The Israeli settlement of Pisgat Zeev in east Jerusalem (centre) and the West bank village

An impending announcement to move the US embassy from Tel Aviv to occupied East Jerusalem reflects the “real danger” of President Trump’s pledges during the election campaign, Palestinian officials and analysts say.

And the move, should it become reality sooner than later as expected, should be considered a “criminal” act, allowing Israel to expand existing colonies at the expense of the Palestinian lands, they said.

“I consider it a criminal move against all international legitimacy and the resolutions about Jerusalem,” said Nabil Shaath, a senior Palestinian official who was the chief negotiator and is currently the head of the foreign relations branch of the ruling Fatah movement in occupied West Bank.

“Jerusalem is not a property for Trump nor Israel,” he told Gulf News.

“All of the agreements reached so far stipulate that occupied East Jerusalem is the capital of the future Palestinian state,” he said. “Therefore, moving the US embassy from Tel Aviv to East Jerusalem — and considering it to be the united capital of Israel — is a crime in the eyes of international law, he said.

“We should all face it,” he said. “This is Jerusalem we’re talking about. It’s not any other city. It’s unique.”

Occupied East Jerusalem is a red-button issue in Arab-Israeli conflict. The city was captured by Israel in the 1967 Arab-Israel war and later annexed by Israel to the western part of the city. According to international law, it is part of occupied Palestinian lands.

The US Congress had voted earlier to move the US embassy from its current location in Tel Aviv — where virtually all of the diplomatic missions are — to occupied Jerusalem. Despite that vote, every American president before Trump has postponed that move when it came up for automatic consideration every six months. Their reason was that the fate of the city is listed on the final status talks between Palestinians and Israeli. Those talks have never started

Throughout his election campaign, Trump repeatedly vowed to move the American diplomatic mission from Tel Aviv to occupied Jerusalem. However, his pledges were met with public assumption that it would be difficult to speculate on the actions of such a controversial figure, or indeed that he would make decisions based on his business acumen alone.

“We hoped Trump wouldn’t do it,” Atef Abu-Seif, a Gaza-based political analyst told Gulf News.

Apart from being against all international laws, moving the US embassy constitutes “an insult to all Muslims’ feelings, ridiculing Arab politics and shows the indifference of the new US administration to the Palestinian and Arab positions,” Abu-Seif added.

The move, if it happens, will reflect also on annexing the existing colonial “blocs” built on Palestinian lands to Israel.

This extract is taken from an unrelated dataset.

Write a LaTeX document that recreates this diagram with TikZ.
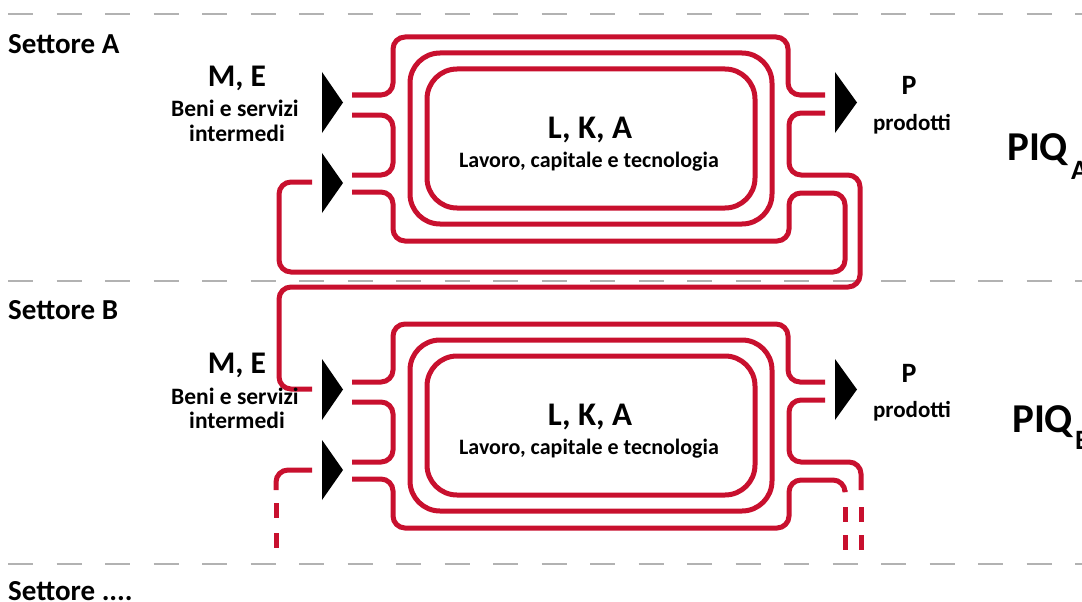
\documentclass[tikz,border=0pt]{standalone}
\usepackage{fontspec}
\setmainfont{Carlito}
\definecolor{pipered}{RGB}{200,16,46}
\definecolor{sepgray}{RGB}{178,178,178}
\newcommand{\fsz}[1]{\fontsize{#1}{#1}\selectfont}
\newcommand{\sectorcore}[1]{%
  % pipe walls
  \draw[wall] (352,95) -- (393,95) -- (393,37) -- (788,37) -- (788,95) -- (825,95);
  \draw[wall] (352,115) -- (393,115) -- (393,175) -- (352,175);
  \draw[box] (410,53) rectangle (772,224);
  \draw[box] (427,69) rectangle (755,208);
  % arrows
  \fill[tri] (322,72) -- (343,102.5) -- (322,133) -- cycle;
  \fill[tri] (322,153) -- (343,183) -- (322,213) -- cycle;
  \fill[tri] (835,72) -- (857,102.5) -- (835,133) -- cycle;
  % labels
  \node[lbl, font=\bfseries\fsz{31.5}] (#1me) at (237,86) {M, E};
  \node[lbl, font=\bfseries\fsz{23.5}] (#1beni) at (235,117) {Beni e servizi};
  \node[lbl, font=\bfseries\fsz{23.5}] (#1int) at (237,141) {intermedi};
  \node[lbl, font=\bfseries\fsz{33}] (#1lka) at (590,138) {L, K, A};
  \node[lbl, font=\bfseries\fsz{22}] (#1lav) at (589,167) {Lavoro, capitale e tecnologia};
  \node[lbl, font=\bfseries\fsz{28}] (#1p) at (909,95) {P};
  \node[lbl, font=\bfseries\fsz{23}] (#1prod) at (912,130) {prodotti};
}
\begin{document}
\begin{tikzpicture}[x=1pt,y=-1pt,
  wall/.style={draw=pipered, line width=5pt, rounded corners=12pt},
  wallseg/.style={draw=pipered, line width=5pt},
  box/.style={draw=pipered, line width=5pt, rounded corners=30pt},
  sep/.style={draw=sepgray, line width=1.8pt, dash pattern=on 25pt off 23.5pt},
  tri/.style={fill=black},
  lbl/.style={inner sep=0pt, anchor=base},
  sect/.style={inner sep=0pt, anchor=base west, font=\bfseries\fsz{29}}
]
\useasboundingbox (0,0) rectangle (1082,602);
% separators
\draw[sep] (8,14) -- (1082,14);
\draw[sep] (8,281) -- (1082,281);
\draw[sep] (8,564) -- (1082,564);
% sector labels
\node[sect] (setA) at (8,54) {Settore A};
\node[sect] (setB) at (8,319) {Settore B};
\node[sect] (setC) at (8,600) {Settore ....};
% sector A
\sectorcore{a}
\draw[wall] (352,192) -- (393,192) -- (393,241) -- (789,241) -- (789,193) -- (845,193) -- (845,272) -- (279,272) -- (279,182) -- (312,182);
\draw[wall] (825,113) -- (789,113) -- (789,175) -- (860,175) -- (860,287) -- (279,287) -- (279,389) -- (312,389);
\node[inner sep=0pt, anchor=base west] (piqA) at (1007,160) {\bfseries\fsz{41}PIQ\hspace{3pt}\raisebox{-19pt}{\fsz{28}A}};
% sector B
\begin{scope}[shift={(0,287)}]
\sectorcore{b}
\end{scope}
\draw[wall] (352,479) -- (393,479) -- (393,528) -- (789,528) -- (789,480) -- (845,480) -- (845,490);
\draw[wallseg] (845,507) -- (845,522) (845,535) -- (845,550);
\draw[wall] (825,400) -- (789,400) -- (789,462) -- (861,462) -- (861,490);
\draw[wallseg] (861,507) -- (861,522) (861,535) -- (861,550);
\draw[wall] (312,470) -- (276,470) -- (276,490);
\draw[wallseg] (276,503) -- (276,518) (276,533) -- (276,548);
\node[inner sep=0pt, anchor=base west] (piqB) at (1012,432) {\bfseries\fsz{41}PIQ\hspace{2pt}\raisebox{-17pt}{\fsz{28}B}};
\end{tikzpicture}
\end{document}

“The timing of the announcement is an important signal in terms of President Trump’s engagement and priorities in terms of Israel over other important foreign policies in the Middle East such as the war against Daesh,” explained Beverly Milton-Edwards, visiting fellow at the Brookings Institute in Doha and a UK political scientist. “It is unlikely the move will take place in the near future and this announcement may well be a way of testing the waters

she said its impact will be negative across the region in terms of wider issues of defence and security of US national interests, and it may well be read in some regional capitals as highly antagonistic. “The EU and UN are hardly likely to be inclined to support President Trump breaking international consensus on this issue,” she said.

Currently, the Israelis are calling on the new US administration to “revive the Bush letter”, he added. He was referring to a letter which former President George W. Bush wrote to Ariel Sharon in 2004 (before Israel’s unilateral withdrawal from the Gaza Strip|) with the aim of encouraging Israel to withdraw from occupied Palestinian lands.

According to press reports, Bush affirmed in his recognition that “in light of new realities on the ground, including already existing major Israeli population centres, it is unrealistic to expect that the outcome of final status negotiations will be a full and complete return to the armistice lines of 1949.”

“The Palestinian Authority needs to reconsider its strategy,” Abu-Seif said. Announcing that they are not any more concerned with the peace process, and they won’t sign a peace treaty with Israel is an option on the table, he noted.

“Let the world be responsible for its inability not only to bring Israel to the negotiation table, but also making the US accept the process,” he said.

“We will boycott the US, and complain to the United Nations Security Council,” Shaath said.

“We will take every legal, official and popular path to confront the US move. We expect similar moves from our Arab brothers.